THE TASK —
Write the data out again exactly, dropping any images it holds.

--- START ---

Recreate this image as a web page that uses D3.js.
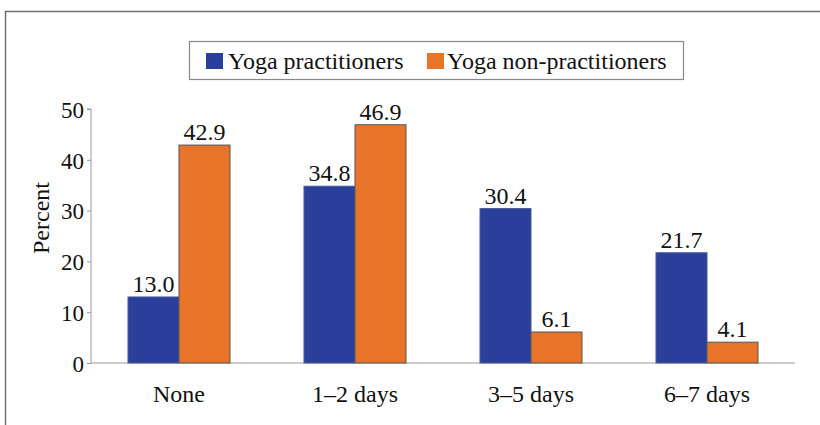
<!DOCTYPE html>
<html>
<head>
<meta charset="utf-8">
<script src="https://cdn.jsdelivr.net/npm/d3@7"></script>
</head>
<body style="margin:0;background:#fff">
<svg class="bar-chart"></svg>
<script>
const categories = ['None', '1\u20132 days', '3\u20135 days', '6\u20137 days'];
const seriesNames = ['Yoga practitioners', 'Yoga non-practitioners'];
const practitioners = [13.0, 34.8, 30.4, 21.7];
const nonPractitioners = [42.9, 46.9, 6.1, 4.1];
const yTicks = [0, 10, 20, 30, 40, 50];

const width = 820, height = 425;
const margin = { top: 109, right: 25, bottom: 62, left: 91 };
const colors = ['#2a3f9b', '#e8742a'];
const strokes = ['#4a5a9a', '#555'];
const serif = 'Liberation Serif';

const svg = d3.select('.bar-chart')
  .attr('width', width)
  .attr('height', height);

const label = (sel, size) => sel
  .style('font-family', serif)
  .style('font-size', size + 'px')
  .style('fill', '#111');

// outer frame
svg.append('rect')
  .attr('x', 5.5).attr('y', 11.5)
  .attr('width', 830).attr('height', 440)
  .attr('fill', 'none')
  .attr('stroke', '#6f6f6f')
  .attr('stroke-width', 1.5);

const x = d3.scaleBand()
  .domain(categories)
  .range([margin.left, width - margin.right]);

const y = d3.scaleLinear()
  .domain([0, 50])
  .range([height - margin.bottom, margin.top]);

const barW = 51;
const sub = d3.scaleBand()
  .domain([0, 1])
  .range([-barW, barW]);

const data = categories.map((c, i) => ({ cat: c, vals: [practitioners[i], nonPractitioners[i]] }));

// y axis
const yAxis = (g) => g
  .attr('transform', `translate(${margin.left},0)`)
  .call(d3.axisLeft(y).tickValues(yTicks).tickSize(4).tickPadding(3).tickFormat(d3.format('d')))
  .call((g) => g.select('.domain').attr('stroke', '#999').attr('d', `M-4,${y(50)}H0V${y(0)}`))
  .call((g) => g.selectAll('.tick line').attr('stroke', '#999'))
  .call((g) => g.selectAll('.tick text').call(label, 23).attr('dy', '0.36em'));

svg.append('g').call(yAxis);

// baseline
svg.append('line')
  .attr('x1', margin.left).attr('x2', width - margin.right)
  .attr('y1', y(0)).attr('y2', y(0))
  .attr('stroke', '#999');

const groups = svg.append('g')
  .selectAll('g')
  .data(data)
  .join('g')
  .attr('transform', (d) => `translate(${x(d.cat) + x.bandwidth() / 2},0)`);

groups.selectAll('rect')
  .data((d) => d.vals.map((v, k) => ({ v, k })))
  .join('rect')
  .attr('x', (d) => sub(d.k))
  .attr('y', (d) => y(d.v))
  .attr('width', sub.bandwidth())
  .attr('height', (d) => y(0) - y(d.v))
  .attr('fill', (d) => colors[d.k])
  .attr('stroke', (d) => strokes[d.k])
  .attr('stroke-width', 1);

groups.selectAll('text.val')
  .data((d) => d.vals.map((v, k) => ({ v, k })))
  .join('text')
  .attr('class', 'val')
  .attr('x', (d) => sub(d.k) + sub.bandwidth() / 2)
  .attr('y', (d) => y(d.v) - 5)
  .attr('text-anchor', 'middle')
  .call(label, 24)
  .text((d) => d3.format('.1f')(d.v));

// category labels
svg.append('g')
  .selectAll('text')
  .data(categories)
  .join('text')
  .attr('x', (d) => x(d) + x.bandwidth() / 2)
  .attr('y', 402)
  .attr('text-anchor', 'middle')
  .call(label, 24)
  .text((d) => d);

// y label
svg.append('text')
  .attr('transform', 'translate(49,218) rotate(-90)')
  .attr('text-anchor', 'middle')
  .call(label, 24)
  .text('Percent');

// legend
const legend = svg.append('g');
legend.append('rect')
  .attr('x', 189.5).attr('y', 41.5)
  .attr('width', 494).attr('height', 38)
  .attr('fill', '#fff')
  .attr('stroke', '#888')
  .attr('stroke-width', 1.2);

const legendX = [206, 427];
seriesNames.forEach((name, k) => {
  legend.append('rect')
    .attr('x', legendX[k]).attr('y', 53)
    .attr('width', 17).attr('height', 16)
    .attr('fill', colors[k]);
  legend.append('text')
    .attr('x', legendX[k] + (k === 0 ? 22 : 20))
    .attr('y', 69)
    .call(label, 24)
    .text(name);
});
</script>
</body>
</html>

--- END ---

FINAL ANSWER —
Recreate this image as a web page that uses D3.js.
<!DOCTYPE html>
<html>
<head>
<meta charset="utf-8">
<script src="https://cdn.jsdelivr.net/npm/d3@7"></script>
</head>
<body style="margin:0;background:#fff">
<svg class="bar-chart"></svg>
<script>
const categories = ['None', '1\u20132 days', '3\u20135 days', '6\u20137 days'];
const seriesNames = ['Yoga practitioners', 'Yoga non-practitioners'];
const practitioners = [13.0, 34.8, 30.4, 21.7];
const nonPractitioners = [42.9, 46.9, 6.1, 4.1];
const yTicks = [0, 10, 20, 30, 40, 50];

const width = 820, height = 425;
const margin = { top: 109, right: 25, bottom: 62, left: 91 };
const colors = ['#2a3f9b', '#e8742a'];
const strokes = ['#4a5a9a', '#555'];
const serif = 'Liberation Serif';

const svg = d3.select('.bar-chart')
  .attr('width', width)
  .attr('height', height);

const label = (sel, size) => sel
  .style('font-family', serif)
  .style('font-size', size + 'px')
  .style('fill', '#111');

// outer frame
svg.append('rect')
  .attr('x', 5.5).attr('y', 11.5)
  .attr('width', 830).attr('height', 440)
  .attr('fill', 'none')
  .attr('stroke', '#6f6f6f')
  .attr('stroke-width', 1.5);

const x = d3.scaleBand()
  .domain(categories)
  .range([margin.left, width - margin.right]);

const y = d3.scaleLinear()
  .domain([0, 50])
  .range([height - margin.bottom, margin.top]);

const barW = 51;
const sub = d3.scaleBand()
  .domain([0, 1])
  .range([-barW, barW]);

const data = categories.map((c, i) => ({ cat: c, vals: [practitioners[i], nonPractitioners[i]] }));

// y axis
const yAxis = (g) => g
  .attr('transform', `translate(${margin.left},0)`)
  .call(d3.axisLeft(y).tickValues(yTicks).tickSize(4).tickPadding(3).tickFormat(d3.format('d')))
  .call((g) => g.select('.domain').attr('stroke', '#999').attr('d', `M-4,${y(50)}H0V${y(0)}`))
  .call((g) => g.selectAll('.tick line').attr('stroke', '#999'))
  .call((g) => g.selectAll('.tick text').call(label, 23).attr('dy', '0.36em'));

svg.append('g').call(yAxis);

// baseline
svg.append('line')
  .attr('x1', margin.left).attr('x2', width - margin.right)
  .attr('y1', y(0)).attr('y2', y(0))
  .attr('stroke', '#999');

const groups = svg.append('g')
  .selectAll('g')
  .data(data)
  .join('g')
  .attr('transform', (d) => `translate(${x(d.cat) + x.bandwidth() / 2},0)`);

groups.selectAll('rect')
  .data((d) => d.vals.map((v, k) => ({ v, k })))
  .join('rect')
  .attr('x', (d) => sub(d.k))
  .attr('y', (d) => y(d.v))
  .attr('width', sub.bandwidth())
  .attr('height', (d) => y(0) - y(d.v))
  .attr('fill', (d) => colors[d.k])
  .attr('stroke', (d) => strokes[d.k])
  .attr('stroke-width', 1);

groups.selectAll('text.val')
  .data((d) => d.vals.map((v, k) => ({ v, k })))
  .join('text')
  .attr('class', 'val')
  .attr('x', (d) => sub(d.k) + sub.bandwidth() / 2)
  .attr('y', (d) => y(d.v) - 5)
  .attr('text-anchor', 'middle')
  .call(label, 24)
  .text((d) => d3.format('.1f')(d.v));

// category labels
svg.append('g')
  .selectAll('text')
  .data(categories)
  .join('text')
  .attr('x', (d) => x(d) + x.bandwidth() / 2)
  .attr('y', 402)
  .attr('text-anchor', 'middle')
  .call(label, 24)
  .text((d) => d);

// y label
svg.append('text')
  .attr('transform', 'translate(49,218) rotate(-90)')
  .attr('text-anchor', 'middle')
  .call(label, 24)
  .text('Percent');

// legend
const legend = svg.append('g');
legend.append('rect')
  .attr('x', 189.5).attr('y', 41.5)
  .attr('width', 494).attr('height', 38)
  .attr('fill', '#fff')
  .attr('stroke', '#888')
  .attr('stroke-width', 1.2);

const legendX = [206, 427];
seriesNames.forEach((name, k) => {
  legend.append('rect')
    .attr('x', legendX[k]).attr('y', 53)
    .attr('width', 17).attr('height', 16)
    .attr('fill', colors[k]);
  legend.append('text')
    .attr('x', legendX[k] + (k === 0 ? 22 : 20))
    .attr('y', 69)
    .call(label, 24)
    .text(name);
});
</script>
</body>
</html>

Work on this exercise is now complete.